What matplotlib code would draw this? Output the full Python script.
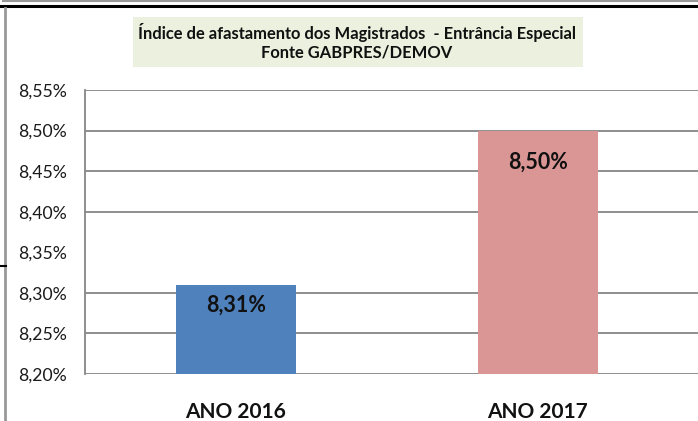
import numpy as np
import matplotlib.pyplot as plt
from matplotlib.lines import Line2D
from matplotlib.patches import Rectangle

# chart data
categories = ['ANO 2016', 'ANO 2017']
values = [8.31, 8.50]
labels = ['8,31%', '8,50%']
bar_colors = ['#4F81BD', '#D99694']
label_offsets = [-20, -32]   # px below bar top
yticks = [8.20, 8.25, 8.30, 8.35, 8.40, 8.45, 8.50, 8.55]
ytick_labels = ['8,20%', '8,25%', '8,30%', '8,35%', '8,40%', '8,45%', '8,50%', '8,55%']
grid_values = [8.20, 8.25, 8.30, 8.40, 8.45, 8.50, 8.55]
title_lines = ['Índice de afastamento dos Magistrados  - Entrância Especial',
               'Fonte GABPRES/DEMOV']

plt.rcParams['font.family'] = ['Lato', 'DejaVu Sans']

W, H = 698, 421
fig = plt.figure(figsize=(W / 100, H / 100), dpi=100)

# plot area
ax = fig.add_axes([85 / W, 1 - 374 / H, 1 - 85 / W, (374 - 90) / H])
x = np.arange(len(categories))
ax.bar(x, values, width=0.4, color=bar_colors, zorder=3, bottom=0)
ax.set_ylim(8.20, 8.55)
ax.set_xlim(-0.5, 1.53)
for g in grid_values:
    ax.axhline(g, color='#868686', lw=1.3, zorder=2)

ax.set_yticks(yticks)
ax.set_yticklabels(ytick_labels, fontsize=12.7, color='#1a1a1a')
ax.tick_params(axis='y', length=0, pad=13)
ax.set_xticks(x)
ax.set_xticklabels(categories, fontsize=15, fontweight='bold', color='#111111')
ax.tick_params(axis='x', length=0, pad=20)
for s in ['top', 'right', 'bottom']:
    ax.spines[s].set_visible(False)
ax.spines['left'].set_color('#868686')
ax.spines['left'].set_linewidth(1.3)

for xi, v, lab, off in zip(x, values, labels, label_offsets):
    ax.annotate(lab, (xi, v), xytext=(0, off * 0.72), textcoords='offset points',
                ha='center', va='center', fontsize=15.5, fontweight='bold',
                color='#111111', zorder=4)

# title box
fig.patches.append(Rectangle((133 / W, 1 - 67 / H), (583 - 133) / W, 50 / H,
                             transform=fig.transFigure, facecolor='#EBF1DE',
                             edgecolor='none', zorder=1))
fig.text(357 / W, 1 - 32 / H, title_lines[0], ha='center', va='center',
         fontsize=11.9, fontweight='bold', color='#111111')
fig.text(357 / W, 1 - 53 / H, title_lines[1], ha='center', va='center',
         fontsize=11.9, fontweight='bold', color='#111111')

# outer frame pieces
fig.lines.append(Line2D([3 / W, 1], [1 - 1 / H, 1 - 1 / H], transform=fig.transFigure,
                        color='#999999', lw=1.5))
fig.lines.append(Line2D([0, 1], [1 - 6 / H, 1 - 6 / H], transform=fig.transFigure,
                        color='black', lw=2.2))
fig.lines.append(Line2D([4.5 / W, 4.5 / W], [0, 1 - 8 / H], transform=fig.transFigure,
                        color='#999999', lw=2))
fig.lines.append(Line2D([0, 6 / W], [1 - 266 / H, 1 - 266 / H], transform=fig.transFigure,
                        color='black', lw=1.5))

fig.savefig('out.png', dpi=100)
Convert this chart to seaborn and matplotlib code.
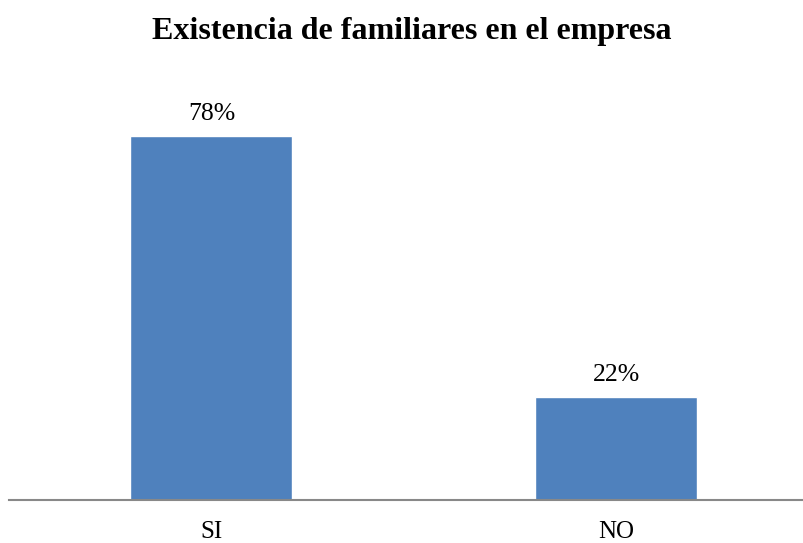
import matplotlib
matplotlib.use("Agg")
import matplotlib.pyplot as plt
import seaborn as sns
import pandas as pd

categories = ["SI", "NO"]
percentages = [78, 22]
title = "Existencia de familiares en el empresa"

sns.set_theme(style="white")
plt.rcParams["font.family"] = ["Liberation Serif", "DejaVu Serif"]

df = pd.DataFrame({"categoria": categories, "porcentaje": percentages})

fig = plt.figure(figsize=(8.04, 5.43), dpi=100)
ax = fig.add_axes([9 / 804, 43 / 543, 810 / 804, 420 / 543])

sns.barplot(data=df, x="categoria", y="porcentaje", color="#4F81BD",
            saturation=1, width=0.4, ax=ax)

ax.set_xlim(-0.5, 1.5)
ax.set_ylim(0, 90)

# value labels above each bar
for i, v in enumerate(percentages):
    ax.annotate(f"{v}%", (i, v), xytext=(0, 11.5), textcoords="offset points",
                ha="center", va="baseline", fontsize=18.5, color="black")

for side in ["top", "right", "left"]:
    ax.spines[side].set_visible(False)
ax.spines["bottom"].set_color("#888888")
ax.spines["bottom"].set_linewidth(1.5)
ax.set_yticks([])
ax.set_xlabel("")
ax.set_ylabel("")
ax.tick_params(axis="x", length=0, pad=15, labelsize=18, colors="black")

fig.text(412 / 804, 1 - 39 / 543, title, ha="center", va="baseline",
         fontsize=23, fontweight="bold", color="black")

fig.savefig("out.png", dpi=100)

INSTRUCTIONS TO FOLLOW: Only the lines from the start of the records to the line with "from matplotlib.patches import Rectangle" belong in the copy. Print them exactly, minus pictures.

WRITTEN SOLUTION:
What matplotlib code would draw this? Output the full Python script.
import numpy as np
import matplotlib.pyplot as plt
from matplotlib.lines import Line2D
from matplotlib.patches import Rectangle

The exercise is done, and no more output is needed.